A competitor analysis is not a feature-parity matrix, showing a side-by-side comparison of who-has-what features. All this does is to promote the idea that having more features equates to a stronger service (all you have to do is “keep up” or “catch up”). Such thinking can distract you from working on the key initiatives that your customers really need. Serve your customers well. If they are happy then they have little reason to leave you, and won’t just over a few features. Instead, understand your competitors’ strategy, target market, value proposition, and differentiators – and use that to inform but not dictate your decisions.
Remember, imitation is the highest form of flattery. Don’t flatter your competitors too much.
“You should learn from your competitor, but never copy. Copy and you die” – Jack Ma
War story – Feature Parity Is Not A Goal
A mobile social networking client was in discussions with a new investor over competitor disparities. The investor worried that the client was behind in one of their key markets (China) and asked for an evaluation of side-by-side feature comparison between their product and those of competitors.
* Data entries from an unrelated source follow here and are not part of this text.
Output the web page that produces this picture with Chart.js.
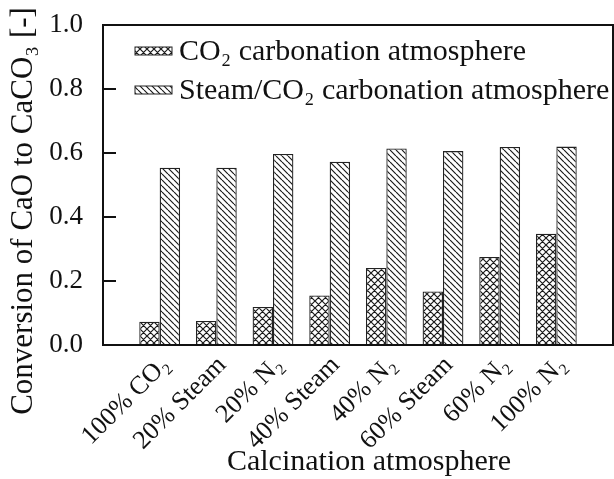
<!DOCTYPE html>
<html>
<head>
<meta charset="utf-8">
<script src="https://cdn.jsdelivr.net/npm/chart.js@4.4.0/dist/chart.umd.min.js"></script>
<style>
  html, body { margin: 0; padding: 0; background: #fff; }
  #wrap { width: 614px; height: 479px; }
</style>
</head>
<body>
<div id="wrap"><canvas id="chart"></canvas></div>
<script>
const categories = ['100% CO₂', '20% Steam', '20% N₂', '40% Steam', '40% N₂', '60% Steam', '60% N₂', '100% N₂'];
const co2Values = [0.073, 0.075, 0.119, 0.155, 0.241, 0.167, 0.275, 0.348];
const steamValues = [0.554, 0.554, 0.597, 0.573, 0.614, 0.606, 0.619, 0.620];
const seriesNames = ['CO₂ carbonation atmosphere', 'Steam/CO₂ carbonation atmosphere'];
const yTicks = [0, 0.2, 0.4, 0.6, 0.8, 1.0];
const xTitle = 'Calcination atmosphere';
const yTitle = 'Conversion of CaO to CaCO₃ [-]';

Chart.defaults.font.family = '"Liberation Serif", "Times New Roman", serif';
Chart.defaults.color = '#111';

// hatch fills for the bars
function makePattern(kind) {
    const size = kind === 'cross' ? 7 : 6;
    const c = document.createElement('canvas');
    c.width = size;
    c.height = size;
    const g = c.getContext('2d');
    g.fillStyle = '#fff';
    g.fillRect(0, 0, size, size);
    g.strokeStyle = '#1a1a1a';
    g.lineWidth = 1.2;
    g.beginPath();
    for (let k = -1; k <= 1; k++) {
        g.moveTo(k * size, 0);
        g.lineTo(k * size + size, size);
        if (kind === 'cross') {
            g.moveTo(k * size, size);
            g.lineTo(k * size + size, 0);
        }
    }
    g.stroke();
    return g.createPattern(c, 'repeat');
}

const crossFill = makePattern('cross');
const backFill = makePattern('back');

// empty slot at each end so bars sit one step in from the frame
const labels = ['', ...categories, ''];

const frame = {
    id: 'frame',
    afterDraw(chart) {
        const { ctx, chartArea: a } = chart;
        const yScale = chart.scales.y;
        ctx.save();
        ctx.strokeStyle = '#111';
        ctx.lineWidth = 2;
        ctx.strokeRect(a.left, a.top, a.right - a.left, a.bottom - a.top);
        // inward ticks on the left axis
        ctx.fillStyle = '#111';
        yTicks.forEach(v => {
            const py = Math.round(yScale.getPixelForValue(v));
            ctx.fillRect(a.left, py - 1, 13, 2);
        });
        ctx.restore();
    }
};

const legendBox = {
    id: 'legendBox',
    afterDraw(chart) {
        const { ctx, chartArea: a } = chart;
        ctx.save();
        ctx.font = '30px "Liberation Serif", serif';
        ctx.textBaseline = 'middle';
        chart.data.datasets.forEach((ds, i) => {
            const y = a.top + 26 + i * 39;
            const x = a.left + 32;
            ctx.fillStyle = ds.backgroundColor;
            ctx.fillRect(x, y - 4, 37, 8);
            ctx.strokeStyle = '#222';
            ctx.lineWidth = 1;
            ctx.strokeRect(x, y - 4, 37, 8);
            ctx.fillStyle = '#111';
            ctx.fillText(ds.label, x + 44, y + 1);
        });
        ctx.restore();
    }
};

const axisTitles = {
    id: 'axisTitles',
    afterDraw(chart) {
        const { ctx, chartArea: a } = chart;
        ctx.save();
        ctx.fillStyle = '#111';
        ctx.textAlign = 'center';
        ctx.textBaseline = 'alphabetic';
        ctx.font = '30px "Liberation Serif", serif';
        ctx.fillText(xTitle, (a.left + a.right) / 2 + 11, chart.height - 9);
        ctx.font = '31px "Liberation Serif", serif';
        ctx.translate(32, (a.top + a.bottom) / 2 + 26);
        ctx.rotate(-Math.PI / 2);
        ctx.fillText(yTitle, 0, 0);
        ctx.restore();
    }
};

new Chart(document.getElementById('chart'), {
    type: 'bar',
    data: {
        labels: labels,
        datasets: [{
            label: seriesNames[0],
            data: [null, ...co2Values, null],
            backgroundColor: crossFill,
            borderColor: '#222',
            borderWidth: 1.3
        }, {
            label: seriesNames[1],
            data: [null, ...steamValues, null],
            backgroundColor: backFill,
            borderColor: '#222',
            borderWidth: 1.3
        }]
    },
    options: {
        responsive: true,
        maintainAspectRatio: false,
        animation: false,
        categoryPercentage: 0.72,
        barPercentage: 1,
        layout: { padding: { top: 25, right: 1, left: 0, bottom: 0 } },
        plugins: {
            legend: { display: false },
            tooltip: { enabled: false }
        },
        scales: {
            x: {
                offset: false,
                grid: { display: false, drawTicks: false },
                border: { display: false },
                ticks: {
                    autoSkip: false,
                    minRotation: 45,
                    maxRotation: 45,
                    labelOffset: 6,
                    padding: 5,
                    font: { size: 26 }
                },
                afterFit(scale) {
                    scale.height = 134;
                    scale.paddingLeft = 0;
                    scale.paddingRight = 0;
                }
            },
            y: {
                min: 0,
                max: 1,
                afterBuildTicks(scale) { scale.ticks = yTicks.map(v => ({ value: v })); },
                grid: { display: false, drawTicks: false },
                border: { display: false },
                ticks: {
                    padding: 20,
                    font: { size: 27 },
                    callback: v => Number(v).toFixed(1)
                },
                afterFit(scale) {
                    scale.width = 103;
                    scale.paddingTop = 0;
                    scale.paddingBottom = 0;
                }
            }
        }
    },
    plugins: [frame, legendBox, axisTitles]
});
</script>
</body>
</html>
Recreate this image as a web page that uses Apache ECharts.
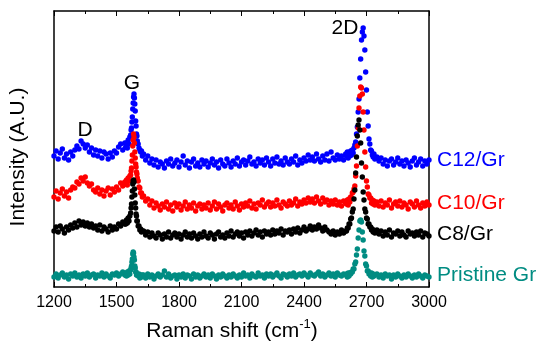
<!DOCTYPE html>
<html><head><meta charset="utf-8">
<script src="https://cdn.jsdelivr.net/npm/echarts@6/dist/echarts.min.js"></script>
<style>html,body{margin:0;padding:0;background:#fff}#c{width:550px;height:350px}</style>
</head><body><div id="c"></div>
<script>
// Raman shift (cm-1) sample positions
const shift = [
1200,1210,1220,1230,1240,1250,1260,1270,1280,1290,1300,1310,1320,1330,1340,1350,1360,1370,1380,1390,1400,1410,1420,1430,1440,1450,1460,1470,1480,1490,1500,1510,1520,1530,1540,
1544,1548,1552,1556,1560,1564,1568,1570,1572,1574,1576,1578,1580,1582,1584,1586,1588,1590,1592,1594,1596,1598,1600,1604,1608,1612,1616,1620,1624,
1630,1640,1650,1660,1670,1680,1690,1700,1710,1720,1730,1740,1750,1760,1770,1780,1790,1800,1810,1820,1830,1840,1850,1860,1870,1880,1890,1900,1910,1920,1930,1940,1950,1960,1970,1980,1990,2000,2010,2020,2030,2040,2050,2060,2070,2080,2090,2100,2110,2120,2130,2140,2150,2160,2170,2180,2190,2200,2210,2220,2230,2240,2250,2260,2270,2280,2290,2300,2310,2320,2330,2340,2350,2360,2370,2380,2390,2400,2410,2420,2430,2440,2450,2460,2470,2480,2490,2500,2510,2520,2530,2540,2550,2560,2570,2580,2590,2600,
2604,2608,2612,2616,2620,2624,2628,2632,2636,2640,2644,2648,2652,2656,2660,2664,2668,2672,2676,2680,2684,2688,2692,2696,2700,2704,2708,2712,2716,2720,2724,2728,2732,2736,2740,
2750,2760,2770,2780,2790,2800,2810,2820,2830,2840,2850,2860,2870,2880,2890,2900,2910,2920,2930,2940,2950,2960,2970,2980,2990,3000
];
// Intensities (arbitrary units, spectra stacked with offsets)
const c12 = [
131,136,128,134,138,129,133,127,135,131, 137,141,138,146,143,139,142,135,139,132, 137,131,136,129,135,133,128,134,130,136, 134,140,143,137,144,
140,144,139,147,143,150,152,157,159,165, 170,178,184,190,193,189,183,176,166,161, 153,151,146,143,139,137,135,136,131,
133,127,131,124,128,122,127,120,125,123, 119,126,123,128,121,124,127,120,125,131, 122,126,119,125,128,121,124,120,127,123,
126,120,124,128,122,125,119,127,123,121, 128,124,120,126,123,129,121,125,127,122, 126,130,123,125,121,128,124,127,122,129,
125,121,128,124,130,123,126,122,129,125, 123,128,125,131,122,127,124,129,126,132, 127,130,126,133,128,125,131,127,133,126,
135,129,127,132,128,131,127,133,
131,135,129,134,131,136,132,137,134,139, 142,145,153,160,175,188,209,228,247,255, 259,251,237,215,197,175,161,148,143,137, 136,132,130,133,128,
130,126,129,123,127,121,126,128,122,125, 129,123,126,121,127,124,120,126,129,122, 125,128,121,126,123,127
];
const c10 = [
90,96,88,94,98,91,95,89,97,100, 99,105,103,109,106,110,104,101,103,97, 95,99,93,97,91,96,99,92,98,95, 100,97,104,101,105,
103,107,102,109,106,111,112,116,119,126, 132,141,147,153,150,144,135,129,123,120, 115,113,109,106,100,99,94,94,90,
91,86,88,82,86,79,84,81,77,83, 80,85,78,82,76,84,80,83,77,81, 85,78,82,79,84,76,81,83,78,82,
79,84,77,81,85,78,83,80,76,82, 84,79,82,78,85,81,77,83,80,84, 81,86,79,83,78,84,82,87,80,83,
85,80,84,81,87,82,79,85,83,81, 86,82,84,88,81,85,83,87,84,89, 85,88,84,90,86,83,89,85,87,82,
86,83,87,82,85,81,86,84,
83,87,82,88,85,90,89,94,95,98, 101,111,121,141,159,179,191,200,199,193, 175,157,135,120,106,100,93,92,89,89, 84,87,83,86,82,
85,81,86,80,84,82,87,79,83,85, 81,86,80,84,82,78,85,83,80,86, 82,79,84,81,85,82
];
const c8 = [
56,60,55,61,58,54,60,57,62,59, 64,60,66,62,65,61,64,60,63,59, 61,57,62,56,60,58,55,61,57,60, 58,63,61,65,63,
63,67,64,69,66,71,74,79,83,90, 96,103,106,107,105,98,92,84,79,73, 71,66,66,61,61,57,58,55,56,
56,52,55,50,54,51,49,54,52,48, 53,50,55,49,52,54,50,53,48,52, 55,50,53,49,54,51,48,53,50,55,
51,49,54,52,48,53,55,50,52,49, 54,51,56,50,53,55,51,54,49,55, 52,56,51,54,57,52,55,50,56,53,
55,52,57,53,56,54,58,52,56,55, 57,53,58,55,59,54,57,60,56,58, 61,57,60,58,62,59,56,60,57,55,
53,56,52,55,53,57,54,56,
56,59,59,63,63,68,69,75,78,88, 97,114,130,151,162,167,157,144,124,110, 95,87,78,75,69,68,63,63,60,60, 57,58,55,56,54,
57,53,56,51,55,52,57,50,54,53, 56,51,55,52,50,56,53,54,51,55, 52,56,50,54,53,51
];
const pristine = [
10,13,9,12,14,10,12,8,13,11, 14,10,12,9,13,11,14,10,12,13, 9,12,11,14,10,13,11,9,13,12, 14,11,13,15,12,
13,11,15,12,16,13,17,19,21,25, 28,33,35,34,30,27,21,19,15,15, 12,13,12,11,13,9,12,10,12,
12,9,13,10,12,8,11,13,10,12, 16,10,13,9,11,12,8,12,10,13, 9,12,11,8,13,10,12,9,11,13,
10,12,9,13,11,8,12,10,13,11, 9,12,10,13,11,9,12,10,14,11, 12,9,13,11,10,14,11,12,9,13,
11,13,10,12,14,11,9,13,12,10, 13,11,14,10,12,13,11,14,12,10, 14,12,11,13,15,11,13,10,12,14,
11,13,10,14,12,11,13,12,
13,10,14,11,14,13,15,15,18,18, 23,25,32,38,49,57,66,67,65,55, 47,36,31,23,21,16,16,13,14,11, 14,10,13,11,12,
13,10,12,9,13,11,12,8,12,10, 13,11,9,12,10,13,11,9,12,10, 13,11,9,12,11,10
];
const seriesNames = ['C12/Gr', 'C10/Gr', 'C8/Gr', 'Pristine Gr'];
const seriesValues = [c12, c10, c8, pristine];
const seriesLabelLevel = [127, 84, 53, 12];
const peakLabels = ['D', 'G', '2D'];
const peakLabelAt = [[1349, 157], [1574, 204], [2597, 259]];
const xMin = 1200, xMax = 3000, xStep = 300;

const colors = ['#0000ff', '#ff0000', '#000000', '#008c82'];
const FONT = 'Liberation Sans, Arial, sans-serif';

const chart = echarts.init(document.getElementById('c'), null, {renderer: 'canvas'});
const axisCommon = {
  type: 'value', min: xMin, max: xMax, interval: xStep,
  axisLine: {onZero: false, lineStyle: {color: '#000', width: 1.5}},
  axisTick: {show: true, inside: true, length: 5, lineStyle: {color: '#000', width: 1}},
  minorTick: {show: true, splitNumber: 2, length: 3, lineStyle: {color: '#000', width: 1}},
  splitLine: {show: false}
};
chart.setOption({
  animation: false,
  backgroundColor: '#fff',
  grid: {left: 54, right: 121, top: 11, bottom: 63, containLabel: false},
  xAxis: [
    Object.assign({}, axisCommon, {position: 'bottom',
      axisLabel: {show: true, color: '#000', fontSize: 16, fontFamily: FONT, margin: 8, formatter: v => String(v)}}),
    Object.assign({}, axisCommon, {position: 'top', axisLabel: {show: false}})
  ],
  yAxis: [
    {type: 'value', min: 0, max: 276, position: 'left', axisLine: {show: true, onZero: false, lineStyle: {color: '#000', width: 1.5}},
     axisTick: {show: false}, axisLabel: {show: false}, splitLine: {show: false}},
    {type: 'value', min: 0, max: 276, position: 'right', axisLine: {show: true, onZero: false, lineStyle: {color: '#000', width: 1.5}},
     axisTick: {show: false}, axisLabel: {show: false}, splitLine: {show: false}}
  ],
  series: seriesValues.map((vals, i) => ({
    name: seriesNames[i], type: 'scatter', xAxisIndex: 0, yAxisIndex: 0,
    symbol: 'circle', symbolSize: 5.4,
    itemStyle: {color: colors[i], opacity: 1},
    data: shift.map((x, k) => [x, vals[k]])
  }))
});

const g = [];
seriesNames.forEach((n, i) => {
  const p = chart.convertToPixel({xAxisIndex: 0, yAxisIndex: 0}, [xMax, seriesLabelLevel[i]]);
  g.push({type: 'text', x: p[0] + 8, y: p[1], style: {text: n, fill: colors[i], font: '21px ' + FONT, textAlign: 'left', textVerticalAlign: 'middle'}});
});
peakLabels.forEach((n, i) => {
  const p = chart.convertToPixel({xAxisIndex: 0, yAxisIndex: 0}, peakLabelAt[i]);
  g.push({type: 'text', x: p[0], y: p[1], style: {text: n, fill: '#000', font: '21px ' + FONT, textAlign: 'center', textVerticalAlign: 'middle'}});
});
// axis titles
g.push({type: 'text', x: 18, y: 157, rotation: Math.PI / 2,
  style: {text: 'Intensity (A.U.)', fill: '#000', font: '21px ' + FONT, textAlign: 'center', textVerticalAlign: 'middle'}});
g.push({type: 'text', x: 232, y: 330,
  style: {text: '{a|Raman shift (cm}{s|-1}{a|)}', textAlign: 'center', textVerticalAlign: 'middle',
    rich: {a: {fontSize: 21, fontFamily: FONT, fill: '#000', verticalAlign: 'bottom'},
           s: {fontSize: 13, fontFamily: FONT, fill: '#000', verticalAlign: 'bottom', padding: [0, 0, 11, 0]}}}});
chart.setOption({graphic: g});
</script></body></html>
The most useful outcome of the exercise was my getting to know the competitor’s products much more intimately. However, the result – a three-page spreadsheet that included mind-numbing detail – wasn’t very helpful.
Instead, I asked myself what were the strengths of our product in comparison to theirs, and where were their opportunities.
We knew we had fewer features – that had been deliberate, keeping the product to a single purpose and elegantly simple. Too many features led to clutter. Counter-intuitively, far from being “behind”, the analysis highlighted a lack of features had made our product more effective and easier to use.
However, one insight did stand out. Several competitors had introduced an innovative live “TV-style” broadcast video function. Further research indicated this might be an opportunity in the Chinese market – one which could create higher engagement and revenue potential.